By ELENOA BASELALA
Wednesday, May 27, 2009
THE Fiji Government will approach the international community for assistance as the mother of Somali hostage and Fiji national Wayne Suliana pleads for his release.
Foreign Affairs acting deputy permanent secretary Sila Balawa said the Fiji missions in London and Brussels would be alerted to contact ACP and European Union counterparts for assistance in the release of Mr Suliana and the 11 Tuvaluans that were being held hostage by Somali pirates for a ransom of $31million (US$15m).

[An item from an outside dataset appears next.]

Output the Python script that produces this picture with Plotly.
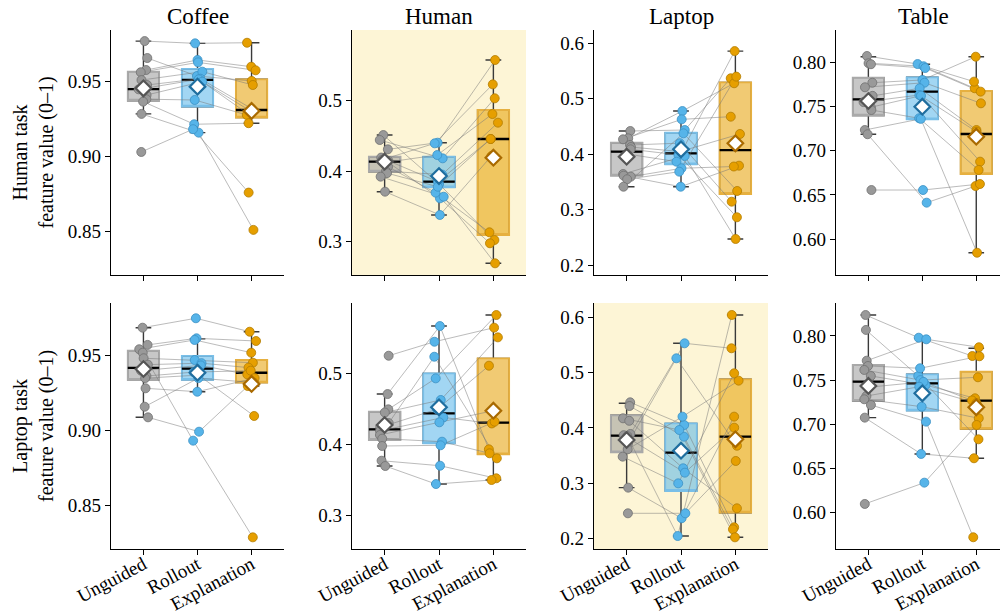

The ministry was unaware that the Fiji national was among the 24 sailors on a German cargo ship Hansa Stavager that was seized on April 5 on its way to South Africa.
Mr Suliana's mother, Vamarosi Mausio has come to the media with her plea after her 31-year-old son failed to call in the last two weeks.
"He usually calls on Sundays and it lasts for three to five minutes," she said.
"But his last call, he told me not to worry about him but I could tell from his voice that something was wrong.
"Whenever he called, he would say they would be free soon but the last time he called I knew he was not convinced when he told me."
Mrs Mausio, a mother of three sons, was informed of the hostage taking by her son a few days after the incident.
"He called and said that his ship had been seized and they were keeping the crew hostages," the widower said.
"In his calls, he tells me that he is fine, that they were being given food and water but it was often not enough.
"For the first few days, they were allowed to sleep in their own rooms.
"Most of the time he would not finish what he wanted to say because the pirates would cut off the conversation and say time is up."
Emotionally wrecked Mrs Vamarosi said her son had told her not to do anything because they would be freed soon but with no word from him in the past two Sundays, she had to do something even if Somalia was so far away from Fiji.
Like any mother, she is worried whether he was being fed as Somalia was strife with poverty and violence.
Mr Suliana, a former Marist Brothers' High School student left Fiji in 1997 to study at the Amatuku Maritime School in Tuvalu.
Though, he completed more courses at the Training Productivity Authority of Fiji, Mr Suliana chose to be a seafarer among the Tuvaluans traveling the globe through stints with various shipping companies.
The last time he was in Fiji was last September on route to board the Hansa Stavager.
Early this month, the German government pulled back its elite combat force GSG 9 from storming the ship amid fears it would end in a blood bath.
A weekly magazine Spiegel reported that the force was on the US helicopter ship USS Boxer and were ready to board the ship when they were told to turn back.
It reported that a US government permission was needed to launch the operation and this was not issued.
As Somalia is one of the poorest, most violent, least stable countries anywhere on earth, piracy has become a source of income for many former fishermen.
Last year, shipping firms paid out close to $270m in ransom.